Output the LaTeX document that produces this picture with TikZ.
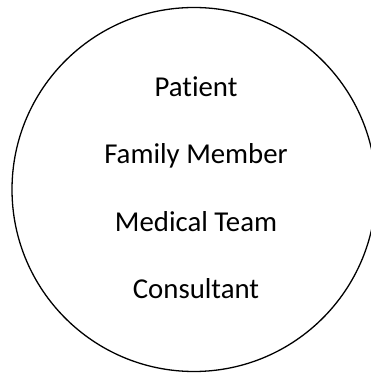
\documentclass[tikz,border=0pt]{standalone}
\usepackage{fontspec}
\setmainfont[Ligatures=NoCommon]{Carlito}
\usepackage{tikz}
\usetikzlibrary{positioning}

\begin{document}
\begin{tikzpicture}[
    x=1pt,
    y=1pt,
    font=\fontsize{28.8}{32}\selectfont,
    group/.style={
        draw=black,
        line width=1.3pt,
        circle,
        minimum size=364pt,
        inner sep=0pt
    },
    member/.style={
        anchor=base,
        inner sep=0pt
    }
]

\useasboundingbox (0,0) rectangle (371,374);
\clip (0,0) rectangle (371,374);

% outer circle
\node[group] (circ) at (194,184.5) {};

% names inside
\node[member] (patient) at (196,277.3) {Patient};
\node[member] (family) at (196,210) {Family Member};
\node[member] (medical) at (196,142) {Medical Team};
\node[member] (consult) at (196,75) {Consultant};

\end{tikzpicture}
\end{document}
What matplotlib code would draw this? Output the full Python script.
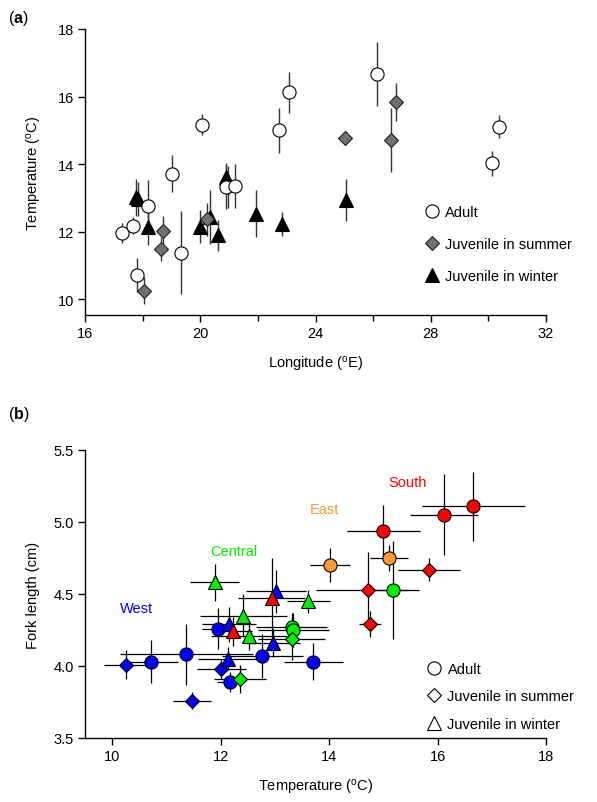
import matplotlib
matplotlib.use('Agg')
import matplotlib.pyplot as plt
from matplotlib.lines import Line2D

plt.rcParams['font.family'] = ['Liberation Sans', 'DejaVu Sans']
plt.rcParams['mathtext.fontset'] = 'custom'
plt.rcParams['mathtext.rm'] = 'Liberation Sans'
plt.rcParams['mathtext.bf'] = 'Liberation Sans:bold'
plt.rcParams['mathtext.it'] = 'Liberation Sans:italic'

# ---------------- data ----------------
# Adults
ad_lon = [17.28, 17.65, 17.82, 18.20, 19.03, 19.34, 20.07, 20.88, 21.20, 22.74, 23.09, 26.13, 30.37, 30.14]
ad_temp = [11.96, 12.18, 10.72, 12.77, 13.71, 11.37, 15.17, 13.31, 13.34, 15.00, 16.12, 16.66, 15.11, 14.02]
ad_temp_sd = [0.30, 0.25, 0.50, 0.75, 0.55, 1.23, 0.30, 0.65, 0.65, 0.67, 0.62, 0.95, 0.35, 0.37]
ad_fl = [4.26, 3.89, 4.03, 4.07, 4.03, 4.08, 4.53, 4.27, 4.25, 4.94, 5.05, 5.11, 4.75, 4.70]
ad_fl_sd = [0.14, 0.07, 0.15, 0.15, 0.13, 0.21, 0.34, 0.10, 0.12, 0.18, 0.28, 0.24, 0.09, 0.12]
ad_region = ['West'] * 6 + ['Central'] * 3 + ['South'] * 3 + ['East'] * 2

# Juveniles in summer
su_lon = [18.05, 18.63, 18.71, 20.23, 20.95, 25.03, 26.81, 26.63]
su_temp = [10.25, 11.48, 12.01, 12.36, 13.31, 14.76, 15.84, 14.71]
su_temp_sd = [0.40, 0.35, 0.45, 0.48, 0.62, 0.20, 0.57, 0.95]
su_fl = [4.01, 3.76, 3.98, 3.91, 4.19, 4.29, 4.67, 4.53]
su_fl_sd = [0.10, 0.06, 0.07, 0.10, 0.15, 0.09, 0.08, 0.26]
su_region = ['West'] * 3 + ['Central'] * 2 + ['South'] * 3

# Juveniles in winter
wi_lon = [17.78, 17.84, 18.19, 19.98, 20.35, 20.63, 20.90, 21.92, 22.84, 25.05]
wi_temp = [13.02, 12.96, 12.14, 12.15, 12.42, 11.89, 13.62, 12.53, 12.22, 12.94]
wi_temp_sd = [0.55, 0.50, 0.55, 0.50, 0.80, 0.45, 0.40, 0.70, 0.35, 0.62]
wi_fl = [4.52, 4.16, 4.05, 4.29, 4.35, 4.58, 4.45, 4.21, 4.24, 4.47]
wi_fl_sd = [0.15, 0.10, 0.08, 0.12, 0.15, 0.13, 0.08, 0.10, 0.10, 0.28]
wi_region = ['West'] * 4 + ['Central'] * 4 + ['South'] * 2

region_names = ['West', 'Central', 'East', 'South']
region_label_x = [10.45, 12.25, 13.92, 15.45]
region_label_y = [4.40, 4.80, 5.09, 5.28]
region_colors = {'West': '#0000ff', 'Central': '#00ee00', 'East': '#ff9933', 'South': '#ff0000'}

stage_labels = ['Adult', 'Juvenile in summer', 'Juvenile in winter']

# ---------------- figure ----------------
W, H = 597, 803
fig = plt.figure(figsize=(W / 100, H / 100), dpi=100)
axa = fig.add_axes([85 / W, 1 - 316 / H, 461 / W, 286 / H])
axb = fig.add_axes([85 / W, 1 - 739 / H, 461 / W, 288 / H])

FS = 10.5

def style_axes(ax):
    for s in ['top', 'right']:
        ax.spines[s].set_visible(False)
    for s in ['left', 'bottom']:
        ax.spines[s].set_linewidth(1.0)
    ax.tick_params(which='major', direction='out', length=5, width=1, labelsize=FS, pad=3)
    ax.tick_params(which='minor', direction='out', length=4, width=1)

# ---------- panel (a) ----------
ecol_a = '#333333'
axa.errorbar(ad_lon, ad_temp, yerr=ad_temp_sd, fmt='none', ecolor=ecol_a, elinewidth=1, capsize=0, zorder=1)
axa.errorbar(su_lon, su_temp, yerr=su_temp_sd, fmt='none', ecolor=ecol_a, elinewidth=1, capsize=0, zorder=1)
axa.errorbar(wi_lon, wi_temp, yerr=wi_temp_sd, fmt='none', ecolor=ecol_a, elinewidth=1, capsize=0, zorder=1)
axa.plot(wi_lon, wi_temp, ls='none', marker='^', ms=10, mfc='black', mec='black', mew=0.8, zorder=3)
axa.plot(su_lon, su_temp, ls='none', marker='D', ms=7.5, mfc='#707070', mec='#222222', mew=0.8, zorder=3)
axa.plot(ad_lon, ad_temp, ls='none', marker='o', ms=9.5, mfc='white', mec='black', mew=0.8, zorder=4)

axa.set_xlim(16, 32)
axa.set_ylim(9.53, 18)
axa.set_xticks([16, 20, 24, 28, 32])
axa.set_xticks([18, 22, 26, 30], minor=True)
axa.set_yticks([10, 12, 14, 16, 18])
style_axes(axa)
axa.set_xlabel(r'Longitude ($^{\mathrm{o}}$E)', fontsize=FS, labelpad=10)
axa.set_ylabel(r'Temperature ($^{\mathrm{o}}$C)', fontsize=FS, labelpad=10)

hand_a = [Line2D([], [], ls='none', marker='o', ms=9.5, mfc='white', mec='black', mew=0.8),
          Line2D([], [], ls='none', marker='D', ms=7.5, mfc='#707070', mec='#222222', mew=0.8),
          Line2D([], [], ls='none', marker='^', ms=10, mfc='black', mec='black', mew=0.8)]
axa.legend(hand_a, stage_labels, loc='upper left', bbox_to_anchor=(0.736, 0.385), frameon=False,
           fontsize=FS, handlelength=1.0, handletextpad=0.4, labelspacing=1.25,
           borderpad=0, borderaxespad=0)

fig.text(8 / W, 1 - 18 / H, r'($\mathbf{a}$)', fontsize=11.5, va='center', ha='left')

# ---------- panel (b) ----------
groups = [
    (ad_temp, ad_temp_sd, ad_fl, ad_fl_sd, ad_region, 'o', 9.5),
    (su_temp, su_temp_sd, su_fl, su_fl_sd, su_region, 'D', 7.5),
    (wi_temp, wi_temp_sd, wi_fl, wi_fl_sd, wi_region, '^', 10),
]
for t, tsd, fl, flsd, reg, mk, ms in groups:
    axb.errorbar(t, fl, xerr=tsd, yerr=flsd, fmt='none', ecolor='black', elinewidth=0.9, capsize=0, zorder=1)
for t, tsd, fl, flsd, reg, mk, ms in groups:
    for xi, yi, ri in zip(t, fl, reg):
        axb.plot([xi], [yi], ls='none', marker=mk, ms=ms, mfc=region_colors[ri], mec='black', mew=0.8, zorder=3)

for name, lx, ly in zip(region_names, region_label_x, region_label_y):
    axb.text(lx, ly, name, color=region_colors[name], fontsize=FS, ha='center', va='center')

axb.set_xlim(9.5, 18)
axb.set_ylim(3.5, 5.5)
axb.set_xticks([10, 12, 14, 16, 18])
axb.set_yticks([3.5, 4.0, 4.5, 5.0, 5.5])
axb.set_yticklabels(['3.5', '4.0', '4.5', '5.0', '5.5'])
style_axes(axb)
axb.set_xlabel(r'Temperature ($^{\mathrm{o}}$C)', fontsize=FS, labelpad=10)
axb.set_ylabel('Fork length (cm)', fontsize=FS, labelpad=10)

hand_b = [Line2D([], [], ls='none', marker='o', ms=9.5, mfc='white', mec='black', mew=0.8),
          Line2D([], [], ls='none', marker='D', ms=7.5, mfc='white', mec='black', mew=0.8),
          Line2D([], [], ls='none', marker='^', ms=10, mfc='white', mec='black', mew=0.8)]
axb.legend(hand_b, stage_labels, loc='upper left', bbox_to_anchor=(0.742, 0.264), frameon=False,
           fontsize=FS, handlelength=1.0, handletextpad=0.4, labelspacing=0.92,
           borderpad=0, borderaxespad=0)

fig.text(8 / W, 1 - 415 / H, r'($\mathbf{b}$)', fontsize=11.5, va='center', ha='left')

fig.savefig('out.png', dpi=100)
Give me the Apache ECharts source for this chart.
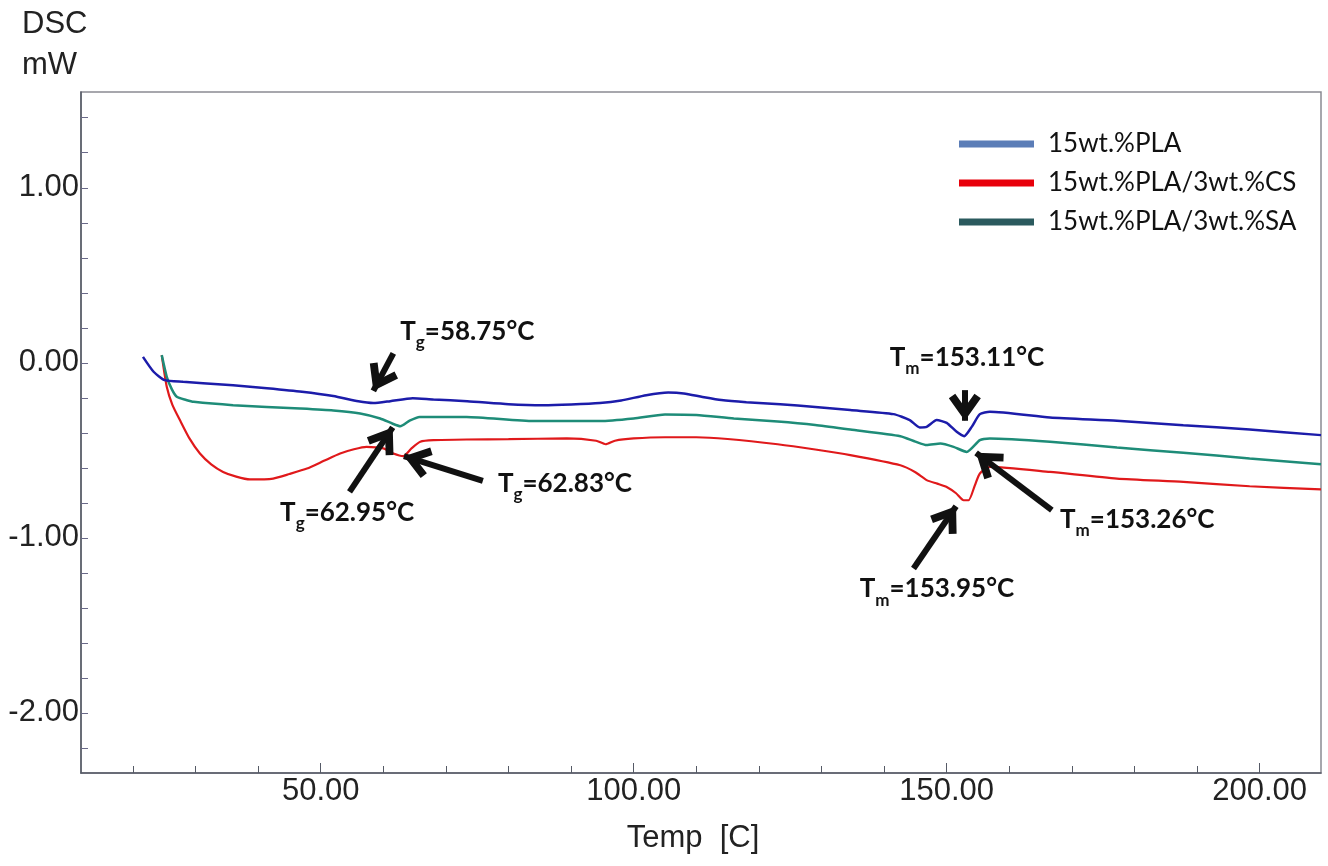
<!DOCTYPE html>
<html>
<head>
<meta charset="utf-8">
<title>DSC</title>
<script src="https://cdn.jsdelivr.net/npm/echarts@6/dist/echarts.min.js"></script>
<style>
  html, body { margin: 0; padding: 0; background: #fff; }
  #chart { width: 1328px; height: 866px; }
</style>
</head>
<body>
<div id="chart"></div>
<script>
// DSC curves, temperature in C and heat flow in mW
const plaTemp = [21.6, 23.3, 25.1, 28.0, 31.2, 36.0, 41.4, 47.0, 52.0, 56.0, 58.4, 61.1, 64.7, 68.0, 73.4, 80.0, 85.5, 90.0, 94.6, 98.0, 102.0, 105.5, 108.0, 111.0, 114.0, 118.0, 123.4, 129.0, 134.6, 141.5, 144.1, 145.7, 146.8, 148.4, 150.0, 151.6, 152.8, 154.0, 155.3, 156.9, 166.5, 177.2, 187.8, 198.4, 209.8];
const plaDsc  = [0.034, -0.051, -0.099, -0.108, -0.116, -0.128, -0.145, -0.165, -0.190, -0.220, -0.230, -0.219, -0.202, -0.210, -0.219, -0.236, -0.242, -0.238, -0.230, -0.215, -0.185, -0.170, -0.175, -0.195, -0.213, -0.225, -0.236, -0.252, -0.270, -0.293, -0.327, -0.369, -0.366, -0.327, -0.343, -0.394, -0.419, -0.366, -0.293, -0.280, -0.312, -0.331, -0.356, -0.381, -0.413];

const csTemp = [24.6, 25.4, 26.3, 27.5, 29.0, 30.7, 32.5, 34.4, 36.5, 38.7, 42.4, 45.0, 47.8, 50.5, 53.1, 55.3, 57.3, 60.0, 61.6, 63.2, 64.5, 65.9, 68.0, 73.3, 80.0, 89.3, 94.0, 95.5, 97.0, 100.0, 105.0, 110.0, 115.0, 123.0, 129.0, 134.6, 142.6, 145.0, 146.8, 148.5, 150.0, 151.5, 152.7, 153.5, 154.5, 155.3, 156.9, 166.5, 177.2, 187.8, 198.4, 209.8];
const csDsc  = [0.044, -0.137, -0.240, -0.327, -0.430, -0.518, -0.580, -0.623, -0.650, -0.666, -0.661, -0.635, -0.604, -0.560, -0.518, -0.494, -0.480, -0.489, -0.518, -0.533, -0.489, -0.451, -0.442, -0.438, -0.436, -0.432, -0.445, -0.465, -0.445, -0.432, -0.425, -0.425, -0.435, -0.465, -0.495, -0.527, -0.585, -0.625, -0.670, -0.690, -0.709, -0.745, -0.785, -0.785, -0.700, -0.632, -0.594, -0.623, -0.661, -0.680, -0.705, -0.723];

const saTemp = [24.6, 25.4, 26.2, 27.0, 28.5, 29.7, 36.0, 46.7, 52.0, 56.3, 59.5, 61.5, 62.7, 64.2, 65.8, 73.3, 84.0, 94.6, 100.0, 105.0, 110.0, 116.0, 123.0, 129.0, 134.6, 142.6, 145.0, 146.8, 149.0, 151.1, 153.2, 155.3, 156.9, 166.5, 177.2, 187.8, 198.4, 209.8];
const saDsc  = [0.044, -0.080, -0.150, -0.194, -0.212, -0.223, -0.242, -0.261, -0.272, -0.289, -0.318, -0.348, -0.362, -0.330, -0.309, -0.309, -0.333, -0.333, -0.318, -0.295, -0.298, -0.318, -0.335, -0.355, -0.381, -0.419, -0.450, -0.470, -0.461, -0.480, -0.509, -0.442, -0.432, -0.451, -0.484, -0.514, -0.546, -0.579];

const seriesNames = ['15wt.%PLA', '15wt.%PLA/3wt.%CS', '15wt.%PLA/3wt.%SA'];

// ticks
const xMajorTicks = [50, 100, 150, 200];
const xMinorTicks = [20, 30, 40, 50, 60, 70, 80, 90, 100, 110, 120, 130, 140, 150, 160, 170, 180, 190, 200];
const yMajorTicks = [-2, -1, 0, 1];
const yMinorTicks = [-2.2, -2, -1.8, -1.6, -1.4, -1.2, -1, -0.8, -0.6, -0.4, -0.2, 0, 0.2, 0.4, 0.6, 0.8, 1, 1.2, 1.4];

// annotation arrows: tail -> tip, in data units
const arrowTail = [[61.6, 0.054], [54.6, -0.737], [75.9, -0.674], [152.9, -0.156], [166.8, -0.842], [144.7, -1.175]];
const arrowTip  = [[58.4, -0.160], [61.5, -0.369], [63.3, -0.533], [152.9, -0.331], [154.7, -0.514], [151.5, -0.819]];
// annotation texts: top-left corner, subscript, value
const notePos  = [[62.7, 0.255], [43.5, -0.779], [78.3, -0.614], [140.9, 0.106], [168.1, -0.820], [136.1, -1.218]];
const noteSub  = ['g', 'g', 'g', 'm', 'm', 'm'];
const noteText = ['=58.75°C', '=62.95°C', '=62.83°C', '=153.11°C', '=153.26°C', '=153.95°C'];

function zip(a, b) { return a.map((v, i) => [v, b[i]]); }

const chart = echarts.init(document.getElementById('chart'));

const axisFont = 'Liberation Sans, Arial, sans-serif';
// chevron head, apex sits on the centre of the box so it lands on the line end
const chevron = 'path://M5 0 L5.01 0 M5 9 L10 16.5 L8 18 L5 13.5 L2 18 L0 16.5 Z';

const option = {
    animation: false,
    backgroundColor: '#ffffff',
    title: {
        text: 'DSC\nmW',
        left: 22,
        top: 4,
        padding: 0,
        textStyle: { fontFamily: axisFont, fontSize: 31, fontWeight: 'normal', lineHeight: 41, color: '#222' }
    },
    legend: {
        orient: 'vertical',
        left: 954,
        top: 124,
        icon: 'rect',
        itemWidth: 75,
        itemHeight: 7,
        itemGap: 9,
        textStyle: { fontFamily: 'Lato', fontSize: 26, color: '#111', lineHeight: 30, padding: [0, 0, 0, 9] },
        data: [
            { name: seriesNames[0], itemStyle: { color: '#5b7db7' } },
            { name: seriesNames[1], itemStyle: { color: '#e8000b' } },
            { name: seriesNames[2], itemStyle: { color: '#2b5a5e' } }
        ]
    },
    grid: {
        left: 81, right: 7, top: 92, bottom: 93,
        show: true,
        borderColor: '#8a8a92',
        borderWidth: 1.5
    },
    xAxis: [{
        type: 'value',
        min: 11.7,
        max: 209.8,
        name: 'Temp  [C]',
        nameLocation: 'middle',
        nameGap: 50,
        nameTextStyle: { fontFamily: axisFont, fontSize: 31, color: '#222', padding: [0, 16, 0, 0] },
        axisLine: { onZero: false, lineStyle: { color: '#555a66', width: 1.5 } },
        axisTick: { inside: true, length: 7, customValues: xMinorTicks, lineStyle: { color: '#555a66' } },
        axisLabel: {
            customValues: xMajorTicks,
            margin: 3,
            fontFamily: axisFont, fontSize: 31, color: '#222',
            formatter: v => v.toFixed(2)
        },
        splitLine: { show: false }
    }, {
        type: 'value',
        min: 11.7,
        max: 209.8,
        position: 'bottom',
        axisLine: { show: false, onZero: false },
        axisTick: { inside: true, length: 10, customValues: xMajorTicks, lineStyle: { color: '#555a66' } },
        axisLabel: { show: false },
        splitLine: { show: false }
    }],
    yAxis: [{
        type: 'value',
        min: -2.343,
        max: 1.547,
        axisLine: { show: true, onZero: false, lineStyle: { color: '#555a66', width: 1.5 } },
        axisTick: { show: true, inside: true, length: 7, customValues: yMinorTicks, lineStyle: { color: '#6a6a88' } },
        axisLabel: {
            customValues: yMajorTicks,
            margin: 2,
            fontFamily: axisFont, fontSize: 31, color: '#222',
            formatter: v => v.toFixed(2)
        },
        splitLine: { show: false }
    }],
    series: [{
        name: seriesNames[0],
        type: 'line',
        data: zip(plaTemp, plaDsc),
        symbol: 'none',
        smooth: 0.2,
        lineStyle: { color: '#1c1caa', width: 2.5 },
        itemStyle: { color: '#1c1caa' },
        z: 3,
        markLine: {
            silent: true,
            symbol: ['none', chevron],
            symbolSize: [32, 54],
            label: { show: false },
            lineStyle: { color: '#111', width: 6, type: 'solid' },
            data: arrowTail.map((t, i) => [{ coord: t }, { coord: arrowTip[i] }])
        },
        markPoint: {
            silent: true,
            symbol: 'circle',
            symbolSize: 0,
            label: {
                show: true,
                position: [0, 0],
                align: 'left',
                verticalAlign: 'top',
                rich: {
                    t: { fontFamily: 'Lato', fontSize: 26, fontWeight: 'bold', color: '#111', lineHeight: 33, verticalAlign: 'top' },
                    s: { fontFamily: 'Lato', fontSize: 17, fontWeight: 'bold', color: '#111', lineHeight: 33, verticalAlign: 'bottom' }
                }
            },
            data: notePos.map((p, i) => ({
                coord: p,
                label: { formatter: '{t|T}{s|' + noteSub[i] + '}{t|' + noteText[i] + '}' }
            }))
        }
    }, {
        name: seriesNames[1],
        type: 'line',
        data: zip(csTemp, csDsc),
        symbol: 'none',
        smooth: 0.2,
        lineStyle: { color: '#e0191b', width: 2.2 },
        itemStyle: { color: '#e0191b' },
        z: 2
    }, {
        name: seriesNames[2],
        type: 'line',
        data: zip(saTemp, saDsc),
        symbol: 'none',
        smooth: 0.2,
        lineStyle: { color: '#1e8c78', width: 2.5 },
        itemStyle: { color: '#1e8c78' },
        z: 2
    }]
};

chart.setOption(option);

window.addEventListener('resize', function () {
    chart.resize();
});
</script>
</body>
</html>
● ● ● ● ● ● ●
## AIM:
Everything above from the line with "What matplotlib code" through the line with "plt.rcParams['mathtext.it'] = 'Liberation" should be retyped exactly, and nothing else; omit pictures.

## OUTPUT FOR THIS EXERCISE:
What matplotlib code would draw this? Output the full Python script.
import matplotlib
matplotlib.use('Agg')
import matplotlib.pyplot as plt
from matplotlib.lines import Line2D

plt.rcParams['font.family'] = ['Liberation Sans', 'DejaVu Sans']
plt.rcParams['mathtext.fontset'] = 'custom'
plt.rcParams['mathtext.rm'] = 'Liberation Sans'
plt.rcParams['mathtext.bf'] = 'Liberation Sans:bold'
plt.rcParams['mathtext.it'] = 'Liberation Sans:italic'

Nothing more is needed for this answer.